There is something almost sacred about your home after the kids are grown and gone. Over the years the little kid paraphernalia has been broken, worn out, or given away, and, if you're lucky, your offspring haven't left a whole lot of their junk behind. It is nice to finally stick your little flag of ownership into your home turf and reclaim it for yourself.
Thus things go until you get the happy, life-changing news that you are going to be grandparents. Then, suddenly, you may wish you hadn't set the old highchair out for curbside pickup and gotten rid of all those expensive toys. You have only a matter of months to make your house kid-ready again, and for some reason, it is a lot more fun to think about this time around.
This is where you are saved by the humble, all-American phenomenon we call garage sales. These little slices of heaven, I firmly believe, exist just for googies who want to indulge their grandkids at a fraction of the cost it took them to raise and humor their children. As it turns out, kids' clothes, toys, and equipment are a durable lot; they are much more often outgrown than worn out. But they zap a growing family's living space with clutter, so these folks are often willing to send such goods on for little or nothing in order to make room for the collective apparati of their children's next developmental stage.
As a garage sale convert, I am about as devoted as they come. My grandkids' room, which was my daughter's bedroom in a former life, boasts a $5 bookcase full of 25-cent books, a $20 like-new toddler bed adorned with a lovely $1 quilt, and a window-seat-storage-turned-toybox of quality, brand-name toys that have formed an impressive collection for what essentially amounts to pocket change. For example, I bought the Leap Frog Fridge DJ for a quarter and the Mattel See-'n-Say for only a dime. I have resurrected a great deal of play value from a whole slew of toys that needed only a fresh set of batteries or a little soap and water.
Under the toddler bed are three wooden drawers (minus the hardware) that I got for 50 cents each. Those drawers contain seasonal clothes for the kids in their current sizes. I have learned it is handy to have for each one a light jacket, a pair of jammies, some underwear, and a couple spare sets of playclothes. The kids, especially Sooby, love to pull out their drawers and see what's new, and sometimes they would rather wear these clothes than the ones their mom has sent along. An added benefit is that we don't worry so much about clothes getting stained, torn, and messed up when the investment is so low.
My $10 Graco Pack-and-Play has been Pooh's bed at my house for nearly two years, and a second one, obtained for only $5, is ready for Baby Bootsie. The two older kids have made great use of my $15 Fisher-Price highchair and my $1 umbrella stroller. With the exception of the toddler bed, I have tried to limit my purchases to things that fold up and store away easily when the kids aren't here.
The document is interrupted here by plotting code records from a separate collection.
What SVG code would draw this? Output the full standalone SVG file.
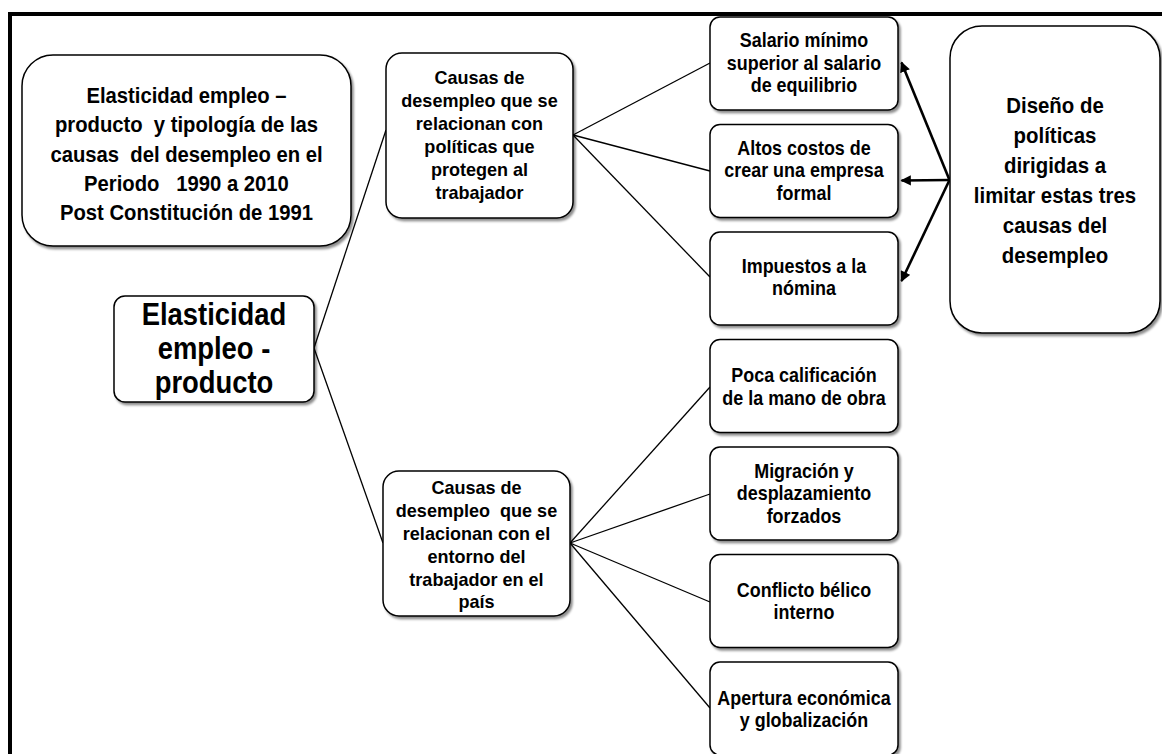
<svg xmlns="http://www.w3.org/2000/svg" width="1162" height="754" viewBox="0 0 1162 754">
<defs>
<filter id="sh" x="-10%" y="-10%" width="125%" height="125%">
<feDropShadow dx="2" dy="2.5" stdDeviation="1.2" flood-color="#000" flood-opacity="0.45"/>
</filter>
<marker id="ah" viewBox="0 0 10 10" refX="9" refY="5" markerWidth="4.2" markerHeight="4" orient="auto" markerUnits="strokeWidth">
<path d="M0,0 L10,5 L0,10 z" fill="#000"/>
</marker>
</defs>
<style>
.box{fill:#fff;stroke:#000;stroke-width:1.5;filter:url(#sh)}
.t{font-family:"Liberation Sans",Arial,sans-serif;font-weight:bold;fill:#000;text-anchor:middle;white-space:pre}
.s18{font-size:19.5px}
.s19{font-size:19px}
.s21{font-size:21.5px}
.s22{font-size:22.5px}
.s31{font-size:31.5px}
.ln{fill:none;stroke:#000;stroke-width:1.3}
.ar{fill:none;stroke:#000;stroke-width:2.6}
</style>
<rect x="0" y="0" width="1162" height="754" fill="#fff"/>
<path d="M10,760 L10,14 L1170,14" fill="none" stroke="#000" stroke-width="4"/>

<g id="connectors">
<line class="ln" x1="314" y1="348" x2="386" y2="130"/>
<line class="ln" x1="314" y1="348" x2="383" y2="543"/>
<line class="ln" x1="573" y1="135" x2="710" y2="63"/>
<line class="ln" x1="573" y1="135" x2="710" y2="171"/>
<line class="ln" x1="573" y1="135" x2="710" y2="277"/>
<line class="ln" x1="570" y1="543" x2="710" y2="387"/>
<line class="ln" x1="570" y1="543" x2="710" y2="494"/>
<line class="ln" x1="570" y1="543" x2="710" y2="602"/>
<line class="ln" x1="570" y1="543" x2="710" y2="708"/>
<line class="ar" x1="949.5" y1="180" x2="901.5" y2="62.5" marker-end="url(#ah)"/>
<line class="ar" x1="949.5" y1="180" x2="901.5" y2="180.5" marker-end="url(#ah)"/>
<line class="ar" x1="949.5" y1="180" x2="901.5" y2="281" marker-end="url(#ah)"/>
</g>

<g id="title">
<rect class="box" x="22" y="55" width="329" height="191" rx="31"/>
<g transform="translate(186.5 0) scale(0.9 1) translate(-186.5 0)">
<text class="t s22" x="186.5" y="103">Elasticidad empleo –</text>
<text class="t s22" x="186.5" y="132">producto  y tipología de las</text>
<text class="t s22" x="186.5" y="162">causas  del desempleo en el</text>
<text class="t s22" x="186.5" y="191">Periodo   1990 a 2010</text>
<text class="t s22" x="186.5" y="220">Post Constitución de 1991</text>
</g>
</g>

<g id="root">
<rect class="box" x="114" y="296" width="200" height="106" rx="11"/>
<g transform="translate(214 0) scale(0.87 1) translate(-214 0)">
<text class="t s31" x="214" y="325">Elasticidad</text>
<text class="t s31" x="214" y="359">empleo -</text>
<text class="t s31" x="214" y="393">producto</text>
</g>
</g>

<g id="causas1">
<rect class="box" x="386" y="53" width="187" height="165" rx="16"/>
<g transform="translate(479.5 0) scale(0.95 1) translate(-479.5 0)">
<text class="t s19" x="479.5" y="84">Causas de</text>
<text class="t s19" x="479.5" y="107">desempleo que se</text>
<text class="t s19" x="479.5" y="130">relacionan con</text>
<text class="t s19" x="479.5" y="153">políticas que</text>
<text class="t s19" x="479.5" y="176">protegen al</text>
<text class="t s19" x="479.5" y="199">trabajador</text>
</g>
</g>

<g id="causas2">
<rect class="box" x="383" y="471" width="187" height="145" rx="16"/>
<g transform="translate(476.5 0) scale(0.95 1) translate(-476.5 0)">
<text class="t s19" x="476.5" y="494">Causas de</text>
<text class="t s19" x="476.5" y="517">desempleo  que se</text>
<text class="t s19" x="476.5" y="540">relacionan con el</text>
<text class="t s19" x="476.5" y="563">entorno del</text>
<text class="t s19" x="476.5" y="586">trabajador en el</text>
<text class="t s19" x="476.5" y="608">país</text>
</g>
</g>

<g id="salario">
<rect class="box" x="710" y="17" width="188" height="93" rx="10"/>
<g transform="translate(804 0) scale(0.92 1) translate(-804 0)">
<text class="t s18" x="804" y="47">Salario mínimo</text>
<text class="t s18" x="804" y="70">superior al salario</text>
<text class="t s18" x="804" y="92">de equilibrio</text>
</g>
</g>

<g id="altos">
<rect class="box" x="710" y="124.5" width="188" height="93" rx="10"/>
<g transform="translate(804 0) scale(0.92 1) translate(-804 0)">
<text class="t s18" x="804" y="155">Altos costos de</text>
<text class="t s18" x="804" y="177">crear una empresa</text>
<text class="t s18" x="804" y="200">formal</text>
</g>
</g>

<g id="impuestos">
<rect class="box" x="710" y="232" width="188" height="93" rx="10"/>
<g transform="translate(804 0) scale(0.92 1) translate(-804 0)">
<text class="t s18" x="804" y="273">Impuestos a la</text>
<text class="t s18" x="804" y="295">nómina</text>
</g>
</g>

<g id="poca">
<rect class="box" x="710" y="339.5" width="188" height="93" rx="10"/>
<g transform="translate(804 0) scale(0.92 1) translate(-804 0)">
<text class="t s18" x="804" y="382">Poca calificación</text>
<text class="t s18" x="804" y="405">de la mano de obra</text>
</g>
</g>

<g id="migracion">
<rect class="box" x="710" y="447" width="188" height="93" rx="10"/>
<g transform="translate(804 0) scale(0.92 1) translate(-804 0)">
<text class="t s18" x="804" y="478">Migración y</text>
<text class="t s18" x="804" y="500">desplazamiento</text>
<text class="t s18" x="804" y="523">forzados</text>
</g>
</g>

<g id="conflicto">
<rect class="box" x="710" y="554.5" width="188" height="93" rx="10"/>
<g transform="translate(804 0) scale(0.92 1) translate(-804 0)">
<text class="t s18" x="804" y="597">Conflicto bélico</text>
<text class="t s18" x="804" y="619">interno</text>
</g>
</g>

<g id="apertura">
<rect class="box" x="710" y="662" width="188" height="93" rx="10"/>
<g transform="translate(804 0) scale(0.92 1) translate(-804 0)">
<text class="t s18" x="804" y="705">Apertura económica</text>
<text class="t s18" x="804" y="727">y globalización</text>
</g>
</g>

<g id="diseno">
<rect class="box" x="950" y="26" width="210" height="307" rx="32"/>
<g transform="translate(1055 0) scale(0.95 1) translate(-1055 0)">
<text class="t s21" x="1055" y="113">Diseño de</text>
<text class="t s21" x="1055" y="143">políticas</text>
<text class="t s21" x="1055" y="173">dirigidas a</text>
<text class="t s21" x="1055" y="203">limitar estas tres</text>
<text class="t s21" x="1055" y="233">causas del</text>
<text class="t s21" x="1055" y="263">desempleo</text>
</g>
</g>
</svg>
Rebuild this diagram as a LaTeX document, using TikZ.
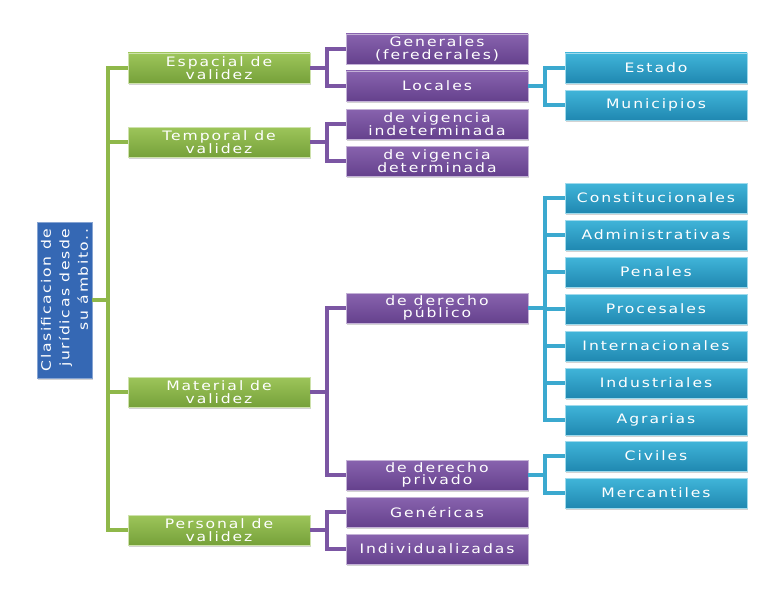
\documentclass[tikz,border=0pt]{standalone}
\usepackage{fontspec}
\setmainfont{DejaVu Sans}
\newfontfamily\boxfont[FakeStretch=1.2,LetterSpace=15]{DejaVu Sans}
\newfontfamily\rootfont[FakeStretch=1.2,LetterSpace=12]{DejaVu Sans}
\usetikzlibrary{shadows}

\definecolor{gtop}{HTML}{9DC55A}
\definecolor{gbot}{HTML}{76A13A}
\definecolor{gline}{HTML}{8FB84A}
\definecolor{ptop}{HTML}{8863AE}
\definecolor{pbot}{HTML}{65418D}
\definecolor{pline}{HTML}{7B56A3}
\definecolor{btop}{HTML}{40B5D9}
\definecolor{bbot}{HTML}{2088B1}
\definecolor{bline}{HTML}{3BA9CF}
\definecolor{rootc}{HTML}{3568B4}

\tikzset{
  box/.style={minimum width=182pt, minimum height=30pt, inner sep=1pt,
    align=center, text=white, line width=0.4pt,
    font=\boxfont\fontsize{13}{12.5}\selectfont,
    drop shadow={shadow xshift=1pt, shadow yshift=-1.5pt, opacity=0.35}},
  greenbox/.style={box, top color=gtop, bottom color=gbot, draw=gtop!50!white},
  purplebox/.style={box, top color=ptop, bottom color=pbot, draw=ptop!50!white},
  bluebox/.style={box, top color=btop, bottom color=bbot, draw=btop!50!white},
  rootbox/.style={minimum width=156pt, minimum height=55pt, inner sep=0pt,
    align=right, text=white, fill=rootc, draw=rootc!60!white,
    font=\rootfont\fontsize{13}{18.5}\selectfont,
    drop shadow={shadow xshift=1pt, shadow yshift=-1.5pt, opacity=0.35}},
  glink/.style={draw=gline, line width=3.5pt},
  plink/.style={draw=pline, line width=3.5pt},
  blink/.style={draw=bline, line width=3.5pt}
}

\begin{document}
\begin{tikzpicture}[x=1pt, y=-1pt]
\useasboundingbox (0,0) rectangle (768,594);

% root
\node[rootbox, rotate=90] (root) at (64.5,300) {Clasificacion de\\jurídicas desde\\su ámbito..};

% first level
\node[greenbox] (esp) at (219,68)  {Espacial de\\validez};
\node[greenbox] (tem) at (219,142) {Temporal de\\validez};
\node[greenbox] (mat) at (219,392) {Material de\\validez};
\node[greenbox] (per) at (219,530) {Personal de\\validez};

% second level
\node[purplebox] (gen)  at (437,49)  {Generales\\(ferederales)};
\node[purplebox] (loc)  at (437,86)  {Locales};
\node[purplebox] (ind)  at (437,124) {de vigencia\\indeterminada};
\node[purplebox] (det)  at (437,161) {de vigencia\\determinada};
\node[purplebox] (pub)  at (437,308) {de derecho\\público};
\node[purplebox] (pri)  at (437,475) {de derecho\\privado};
\node[purplebox] (gnr)  at (437,512) {Genéricas};
\node[purplebox] (indv) at (437,549) {Individualizadas};

% third level
\node[bluebox] (est) at (656,68)  {Estado};
\node[bluebox] (mun) at (656,105) {Municipios};
\node[bluebox] (con) at (656,198) {Constitucionales};
\node[bluebox] (adm) at (656,235) {Administrativas};
\node[bluebox] (pen) at (656,272) {Penales};
\node[bluebox] (pro) at (656,309) {Procesales};
\node[bluebox] (int) at (656,346) {Internacionales};
\node[bluebox] (ins) at (656,383) {Industriales};
\node[bluebox] (agr) at (656,420) {Agrarias};
\node[bluebox] (civ) at (656,456) {Civiles};
\node[bluebox] (mer) at (656,493) {Mercantiles};

% buses
\coordinate (gbus) at (108,0);
\coordinate (pbus) at (327,0);
\coordinate (bbus) at (545,0);

% connectors
\foreach \n in {esp,tem,mat,per}
  \draw[glink] (root.south) -- (root.south -| gbus) |- (\n.west);
\foreach \a/\b in {esp/gen,esp/loc,tem/ind,tem/det,mat/pub,mat/pri,per/gnr,per/indv}
  \draw[plink] (\a.east) -- (\a.east -| pbus) |- (\b.west);
\foreach \a/\b in {loc/est,loc/mun,pub/con,pub/adm,pub/pen,pub/pro,pub/int,pub/ins,pub/agr,pri/civ,pri/mer}
  \draw[blink] (\a.east) -- (\a.east -| bbus) |- (\b.west);
\end{tikzpicture}
\end{document}
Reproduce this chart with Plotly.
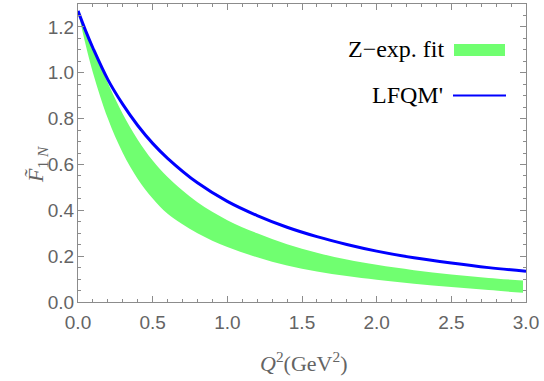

I generally have a yearly garage sale of my own to recycle the kids' outgrown or unwanted toys and clothes, usually getting as much as or more out of them than I originally paid. Doing this keeps the supply current and interesting, and prevents kid stuff from once again monopolizing my house.
Here in the Midwest, April is the month that heralds in earnest the beginning of a new garage sale season. I consider it my mission to scout the sales most weekends, and I do so in a state of near-religious zeal. The truth is, garage saling can be positively inspirational and a whole lot of fun to boot.